───── DATA FOR PROCESSING ─────
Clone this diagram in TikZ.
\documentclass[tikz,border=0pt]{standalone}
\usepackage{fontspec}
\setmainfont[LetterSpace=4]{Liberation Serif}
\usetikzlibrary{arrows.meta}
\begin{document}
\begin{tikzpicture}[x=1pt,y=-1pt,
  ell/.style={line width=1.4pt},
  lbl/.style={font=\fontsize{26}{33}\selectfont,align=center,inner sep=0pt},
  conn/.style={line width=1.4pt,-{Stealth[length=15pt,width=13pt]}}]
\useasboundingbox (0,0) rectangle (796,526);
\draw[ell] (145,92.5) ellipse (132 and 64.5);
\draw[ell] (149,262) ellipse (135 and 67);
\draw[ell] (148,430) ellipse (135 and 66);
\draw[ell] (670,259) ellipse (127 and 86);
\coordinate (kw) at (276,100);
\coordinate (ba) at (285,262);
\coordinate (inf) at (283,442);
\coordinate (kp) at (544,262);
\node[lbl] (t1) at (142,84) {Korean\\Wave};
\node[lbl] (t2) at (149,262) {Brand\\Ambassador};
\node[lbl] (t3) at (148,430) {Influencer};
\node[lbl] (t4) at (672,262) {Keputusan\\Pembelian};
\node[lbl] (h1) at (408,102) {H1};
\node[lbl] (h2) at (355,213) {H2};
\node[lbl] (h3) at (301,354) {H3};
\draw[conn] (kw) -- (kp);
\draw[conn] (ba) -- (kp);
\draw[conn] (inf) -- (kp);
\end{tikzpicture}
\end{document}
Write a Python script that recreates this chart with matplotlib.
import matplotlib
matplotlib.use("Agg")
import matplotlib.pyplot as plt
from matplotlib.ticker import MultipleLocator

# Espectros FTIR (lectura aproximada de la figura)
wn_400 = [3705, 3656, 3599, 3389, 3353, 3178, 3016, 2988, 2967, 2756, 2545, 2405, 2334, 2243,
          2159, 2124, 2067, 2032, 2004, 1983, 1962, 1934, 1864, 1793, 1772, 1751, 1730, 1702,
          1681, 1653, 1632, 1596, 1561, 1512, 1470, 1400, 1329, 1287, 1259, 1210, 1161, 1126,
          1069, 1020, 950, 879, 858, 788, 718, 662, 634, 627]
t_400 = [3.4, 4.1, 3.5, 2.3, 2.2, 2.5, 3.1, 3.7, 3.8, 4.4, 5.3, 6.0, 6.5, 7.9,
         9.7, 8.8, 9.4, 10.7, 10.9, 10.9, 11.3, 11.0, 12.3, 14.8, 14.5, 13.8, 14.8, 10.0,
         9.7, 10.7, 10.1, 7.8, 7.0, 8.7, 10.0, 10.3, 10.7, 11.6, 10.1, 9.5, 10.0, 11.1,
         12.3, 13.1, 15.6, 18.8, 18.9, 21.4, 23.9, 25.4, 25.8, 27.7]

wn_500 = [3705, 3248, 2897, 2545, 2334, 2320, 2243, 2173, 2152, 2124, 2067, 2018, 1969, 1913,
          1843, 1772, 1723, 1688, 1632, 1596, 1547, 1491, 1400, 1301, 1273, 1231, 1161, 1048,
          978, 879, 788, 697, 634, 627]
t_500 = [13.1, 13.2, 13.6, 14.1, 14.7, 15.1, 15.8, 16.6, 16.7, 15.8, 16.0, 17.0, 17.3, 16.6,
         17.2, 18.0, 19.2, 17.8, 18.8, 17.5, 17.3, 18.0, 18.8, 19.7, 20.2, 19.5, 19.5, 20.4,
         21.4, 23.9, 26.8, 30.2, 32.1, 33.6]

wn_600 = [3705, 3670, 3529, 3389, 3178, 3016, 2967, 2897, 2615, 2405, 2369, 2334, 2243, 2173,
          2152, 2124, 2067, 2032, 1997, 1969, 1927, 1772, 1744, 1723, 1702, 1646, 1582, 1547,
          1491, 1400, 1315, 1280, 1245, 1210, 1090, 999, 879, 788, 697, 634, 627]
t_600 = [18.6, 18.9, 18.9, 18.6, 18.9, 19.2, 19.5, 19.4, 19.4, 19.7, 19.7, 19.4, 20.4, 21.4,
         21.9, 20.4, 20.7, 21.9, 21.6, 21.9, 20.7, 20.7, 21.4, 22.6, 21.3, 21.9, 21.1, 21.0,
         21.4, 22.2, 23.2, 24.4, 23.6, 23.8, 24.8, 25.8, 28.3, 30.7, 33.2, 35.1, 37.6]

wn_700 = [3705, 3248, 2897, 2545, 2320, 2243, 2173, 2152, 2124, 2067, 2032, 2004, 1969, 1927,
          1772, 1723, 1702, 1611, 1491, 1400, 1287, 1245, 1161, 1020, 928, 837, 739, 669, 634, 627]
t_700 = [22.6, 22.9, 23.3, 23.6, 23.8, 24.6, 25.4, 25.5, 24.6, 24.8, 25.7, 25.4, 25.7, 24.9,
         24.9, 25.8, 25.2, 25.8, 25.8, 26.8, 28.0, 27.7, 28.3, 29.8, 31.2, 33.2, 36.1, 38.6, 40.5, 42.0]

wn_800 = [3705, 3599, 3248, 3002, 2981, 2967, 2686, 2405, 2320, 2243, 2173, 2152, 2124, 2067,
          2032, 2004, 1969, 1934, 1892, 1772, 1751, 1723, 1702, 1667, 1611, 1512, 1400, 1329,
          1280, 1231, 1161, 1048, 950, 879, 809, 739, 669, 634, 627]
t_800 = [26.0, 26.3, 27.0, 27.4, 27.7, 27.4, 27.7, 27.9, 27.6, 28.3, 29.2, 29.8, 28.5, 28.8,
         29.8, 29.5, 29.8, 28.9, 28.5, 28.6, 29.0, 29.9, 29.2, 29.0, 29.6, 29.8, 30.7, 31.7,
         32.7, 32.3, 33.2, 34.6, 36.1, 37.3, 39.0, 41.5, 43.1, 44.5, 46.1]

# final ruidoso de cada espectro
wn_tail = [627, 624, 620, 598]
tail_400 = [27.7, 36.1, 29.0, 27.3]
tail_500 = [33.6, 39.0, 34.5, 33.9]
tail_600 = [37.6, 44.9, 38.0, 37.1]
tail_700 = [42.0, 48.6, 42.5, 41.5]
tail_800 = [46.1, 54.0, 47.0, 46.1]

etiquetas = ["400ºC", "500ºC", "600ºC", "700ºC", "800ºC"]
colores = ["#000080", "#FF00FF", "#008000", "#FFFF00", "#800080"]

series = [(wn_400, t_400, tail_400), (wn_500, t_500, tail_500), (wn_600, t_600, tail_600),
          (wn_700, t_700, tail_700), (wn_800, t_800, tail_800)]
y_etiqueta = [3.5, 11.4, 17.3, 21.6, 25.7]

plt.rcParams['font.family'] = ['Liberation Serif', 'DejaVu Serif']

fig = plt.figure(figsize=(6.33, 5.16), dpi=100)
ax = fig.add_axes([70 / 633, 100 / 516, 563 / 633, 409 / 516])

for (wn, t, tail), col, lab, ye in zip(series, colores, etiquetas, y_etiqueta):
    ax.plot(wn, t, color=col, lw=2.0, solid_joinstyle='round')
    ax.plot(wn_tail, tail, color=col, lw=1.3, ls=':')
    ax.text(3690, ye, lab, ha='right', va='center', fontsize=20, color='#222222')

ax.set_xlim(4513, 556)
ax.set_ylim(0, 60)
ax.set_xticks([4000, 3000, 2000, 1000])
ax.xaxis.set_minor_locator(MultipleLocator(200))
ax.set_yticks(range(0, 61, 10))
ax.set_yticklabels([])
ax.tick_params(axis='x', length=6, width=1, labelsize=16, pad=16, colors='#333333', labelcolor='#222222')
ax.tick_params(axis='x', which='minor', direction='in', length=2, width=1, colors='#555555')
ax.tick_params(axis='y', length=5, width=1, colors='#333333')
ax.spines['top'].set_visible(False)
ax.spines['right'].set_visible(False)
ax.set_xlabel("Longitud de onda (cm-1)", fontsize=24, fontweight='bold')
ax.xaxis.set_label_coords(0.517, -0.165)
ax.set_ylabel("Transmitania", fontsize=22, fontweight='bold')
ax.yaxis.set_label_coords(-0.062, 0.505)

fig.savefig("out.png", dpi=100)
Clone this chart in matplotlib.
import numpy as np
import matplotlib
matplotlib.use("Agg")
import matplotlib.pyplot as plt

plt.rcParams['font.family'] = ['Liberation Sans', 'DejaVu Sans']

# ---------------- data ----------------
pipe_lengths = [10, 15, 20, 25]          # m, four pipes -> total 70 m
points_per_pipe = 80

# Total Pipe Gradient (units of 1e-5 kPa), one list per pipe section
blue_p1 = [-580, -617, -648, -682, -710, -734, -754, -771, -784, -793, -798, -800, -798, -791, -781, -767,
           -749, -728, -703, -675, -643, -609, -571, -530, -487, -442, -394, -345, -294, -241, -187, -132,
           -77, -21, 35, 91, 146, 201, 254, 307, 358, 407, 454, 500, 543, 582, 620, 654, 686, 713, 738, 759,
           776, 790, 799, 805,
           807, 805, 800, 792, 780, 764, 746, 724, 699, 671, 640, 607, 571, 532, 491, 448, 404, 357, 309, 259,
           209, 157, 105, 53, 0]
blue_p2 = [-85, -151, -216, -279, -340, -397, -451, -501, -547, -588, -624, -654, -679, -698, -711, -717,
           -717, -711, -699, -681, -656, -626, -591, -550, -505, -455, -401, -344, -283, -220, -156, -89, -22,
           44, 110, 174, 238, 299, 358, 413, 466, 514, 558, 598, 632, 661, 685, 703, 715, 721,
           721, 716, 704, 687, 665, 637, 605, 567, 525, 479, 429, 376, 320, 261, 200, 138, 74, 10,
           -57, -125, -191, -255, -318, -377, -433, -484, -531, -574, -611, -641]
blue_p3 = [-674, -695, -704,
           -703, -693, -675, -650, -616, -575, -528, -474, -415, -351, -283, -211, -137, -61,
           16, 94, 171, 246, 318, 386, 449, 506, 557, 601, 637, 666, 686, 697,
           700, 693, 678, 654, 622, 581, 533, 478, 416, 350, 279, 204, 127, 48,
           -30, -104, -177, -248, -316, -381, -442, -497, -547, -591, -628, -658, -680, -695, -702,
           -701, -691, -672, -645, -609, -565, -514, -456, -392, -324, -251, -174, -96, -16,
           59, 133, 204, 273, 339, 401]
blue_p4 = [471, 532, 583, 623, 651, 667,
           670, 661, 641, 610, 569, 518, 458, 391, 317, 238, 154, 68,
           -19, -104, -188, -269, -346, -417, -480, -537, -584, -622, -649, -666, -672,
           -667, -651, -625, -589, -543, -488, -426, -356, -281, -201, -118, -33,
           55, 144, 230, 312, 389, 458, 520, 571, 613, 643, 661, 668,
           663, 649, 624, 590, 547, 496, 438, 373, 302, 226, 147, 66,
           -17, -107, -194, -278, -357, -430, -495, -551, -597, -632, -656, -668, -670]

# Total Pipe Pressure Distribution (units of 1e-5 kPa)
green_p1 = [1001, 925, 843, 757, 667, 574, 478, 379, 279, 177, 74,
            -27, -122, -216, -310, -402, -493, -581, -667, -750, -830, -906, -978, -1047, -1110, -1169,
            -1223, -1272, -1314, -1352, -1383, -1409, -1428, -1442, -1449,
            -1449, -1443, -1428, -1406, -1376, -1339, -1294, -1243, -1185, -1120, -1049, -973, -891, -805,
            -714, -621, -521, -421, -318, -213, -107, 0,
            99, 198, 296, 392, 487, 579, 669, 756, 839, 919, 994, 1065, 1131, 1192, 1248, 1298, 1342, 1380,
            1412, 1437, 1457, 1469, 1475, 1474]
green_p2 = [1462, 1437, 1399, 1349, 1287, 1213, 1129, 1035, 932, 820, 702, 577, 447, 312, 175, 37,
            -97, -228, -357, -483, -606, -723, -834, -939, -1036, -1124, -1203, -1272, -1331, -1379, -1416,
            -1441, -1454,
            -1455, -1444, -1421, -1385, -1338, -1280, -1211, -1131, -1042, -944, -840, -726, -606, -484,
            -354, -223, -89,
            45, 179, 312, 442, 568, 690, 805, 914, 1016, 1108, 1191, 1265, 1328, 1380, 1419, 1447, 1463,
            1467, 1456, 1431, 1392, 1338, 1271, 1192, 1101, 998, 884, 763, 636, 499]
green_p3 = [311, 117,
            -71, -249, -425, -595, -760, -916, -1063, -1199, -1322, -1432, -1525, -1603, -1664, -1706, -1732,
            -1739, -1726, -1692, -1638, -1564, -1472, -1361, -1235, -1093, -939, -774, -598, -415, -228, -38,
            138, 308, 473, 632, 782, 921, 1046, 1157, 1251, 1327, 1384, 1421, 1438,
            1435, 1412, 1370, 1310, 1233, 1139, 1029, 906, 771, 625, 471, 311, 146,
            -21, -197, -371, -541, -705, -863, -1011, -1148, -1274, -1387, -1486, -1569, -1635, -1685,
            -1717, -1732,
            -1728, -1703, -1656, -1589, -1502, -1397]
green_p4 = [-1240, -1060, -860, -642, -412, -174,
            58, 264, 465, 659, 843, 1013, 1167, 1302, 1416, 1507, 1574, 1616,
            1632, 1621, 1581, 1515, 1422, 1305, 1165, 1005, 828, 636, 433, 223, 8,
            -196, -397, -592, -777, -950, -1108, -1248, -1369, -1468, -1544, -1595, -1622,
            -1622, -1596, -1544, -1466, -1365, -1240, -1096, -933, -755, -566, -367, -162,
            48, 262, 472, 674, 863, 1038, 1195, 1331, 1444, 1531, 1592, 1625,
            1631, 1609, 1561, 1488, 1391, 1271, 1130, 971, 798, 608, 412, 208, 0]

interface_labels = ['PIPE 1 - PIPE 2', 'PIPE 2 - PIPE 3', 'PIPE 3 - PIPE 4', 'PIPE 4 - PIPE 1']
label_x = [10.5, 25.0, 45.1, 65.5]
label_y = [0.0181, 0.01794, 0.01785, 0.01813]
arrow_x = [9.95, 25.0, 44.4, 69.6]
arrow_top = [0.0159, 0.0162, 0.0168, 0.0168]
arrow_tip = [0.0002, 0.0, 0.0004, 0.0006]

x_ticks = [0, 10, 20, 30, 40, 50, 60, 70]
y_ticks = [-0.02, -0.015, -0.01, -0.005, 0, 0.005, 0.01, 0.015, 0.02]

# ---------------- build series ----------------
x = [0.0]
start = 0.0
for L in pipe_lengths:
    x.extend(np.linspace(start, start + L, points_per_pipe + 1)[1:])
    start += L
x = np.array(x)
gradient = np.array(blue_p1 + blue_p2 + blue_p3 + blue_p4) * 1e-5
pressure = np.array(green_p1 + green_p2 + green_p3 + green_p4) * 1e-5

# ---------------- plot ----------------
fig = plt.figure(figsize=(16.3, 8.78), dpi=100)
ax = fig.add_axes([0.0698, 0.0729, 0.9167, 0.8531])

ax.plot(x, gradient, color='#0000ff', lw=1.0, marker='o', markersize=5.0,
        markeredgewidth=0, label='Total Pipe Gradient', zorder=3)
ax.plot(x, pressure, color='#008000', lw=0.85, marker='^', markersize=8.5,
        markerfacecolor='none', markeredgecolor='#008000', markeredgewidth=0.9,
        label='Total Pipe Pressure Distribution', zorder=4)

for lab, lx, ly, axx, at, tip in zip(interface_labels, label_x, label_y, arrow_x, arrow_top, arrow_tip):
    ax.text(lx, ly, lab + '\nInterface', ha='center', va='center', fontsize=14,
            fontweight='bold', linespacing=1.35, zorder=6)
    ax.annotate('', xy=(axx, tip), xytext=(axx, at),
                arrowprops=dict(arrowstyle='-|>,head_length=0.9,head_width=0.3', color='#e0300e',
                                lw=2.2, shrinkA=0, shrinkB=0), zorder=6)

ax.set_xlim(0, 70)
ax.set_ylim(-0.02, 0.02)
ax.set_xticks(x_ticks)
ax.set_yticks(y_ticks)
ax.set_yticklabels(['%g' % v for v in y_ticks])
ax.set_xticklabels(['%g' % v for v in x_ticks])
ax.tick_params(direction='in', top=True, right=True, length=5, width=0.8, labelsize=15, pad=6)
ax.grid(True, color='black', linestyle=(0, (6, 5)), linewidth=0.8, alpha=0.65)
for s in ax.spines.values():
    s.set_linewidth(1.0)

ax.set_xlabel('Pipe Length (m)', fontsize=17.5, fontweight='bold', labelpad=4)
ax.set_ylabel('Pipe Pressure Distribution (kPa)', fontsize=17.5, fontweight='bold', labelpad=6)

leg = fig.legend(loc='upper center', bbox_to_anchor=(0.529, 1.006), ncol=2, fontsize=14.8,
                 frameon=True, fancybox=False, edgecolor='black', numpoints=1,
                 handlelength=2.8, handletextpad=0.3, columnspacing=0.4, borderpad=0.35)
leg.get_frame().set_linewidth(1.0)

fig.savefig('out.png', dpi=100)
─────
# SET PROBLEM
Copy out exactly the lines running from the one with "Write a Python" to the one with "12.3, 13.1, 15.6, 18.8, 18.9, 21.4, 23.9, 25.4, 25.8, 27.7]", including both ends, and nothing more.

# COMPLETE OUTPUT
Write a Python script that recreates this chart with matplotlib.
import matplotlib
matplotlib.use("Agg")
import matplotlib.pyplot as plt
from matplotlib.ticker import MultipleLocator

# Espectros FTIR (lectura aproximada de la figura)
wn_400 = [3705, 3656, 3599, 3389, 3353, 3178, 3016, 2988, 2967, 2756, 2545, 2405, 2334, 2243,
          2159, 2124, 2067, 2032, 2004, 1983, 1962, 1934, 1864, 1793, 1772, 1751, 1730, 1702,
          1681, 1653, 1632, 1596, 1561, 1512, 1470, 1400, 1329, 1287, 1259, 1210, 1161, 1126,
          1069, 1020, 950, 879, 858, 788, 718, 662, 634, 627]
t_400 = [3.4, 4.1, 3.5, 2.3, 2.2, 2.5, 3.1, 3.7, 3.8, 4.4, 5.3, 6.0, 6.5, 7.9,
         9.7, 8.8, 9.4, 10.7, 10.9, 10.9, 11.3, 11.0, 12.3, 14.8, 14.5, 13.8, 14.8, 10.0,
         9.7, 10.7, 10.1, 7.8, 7.0, 8.7, 10.0, 10.3, 10.7, 11.6, 10.1, 9.5, 10.0, 11.1,
         12.3, 13.1, 15.6, 18.8, 18.9, 21.4, 23.9, 25.4, 25.8, 27.7]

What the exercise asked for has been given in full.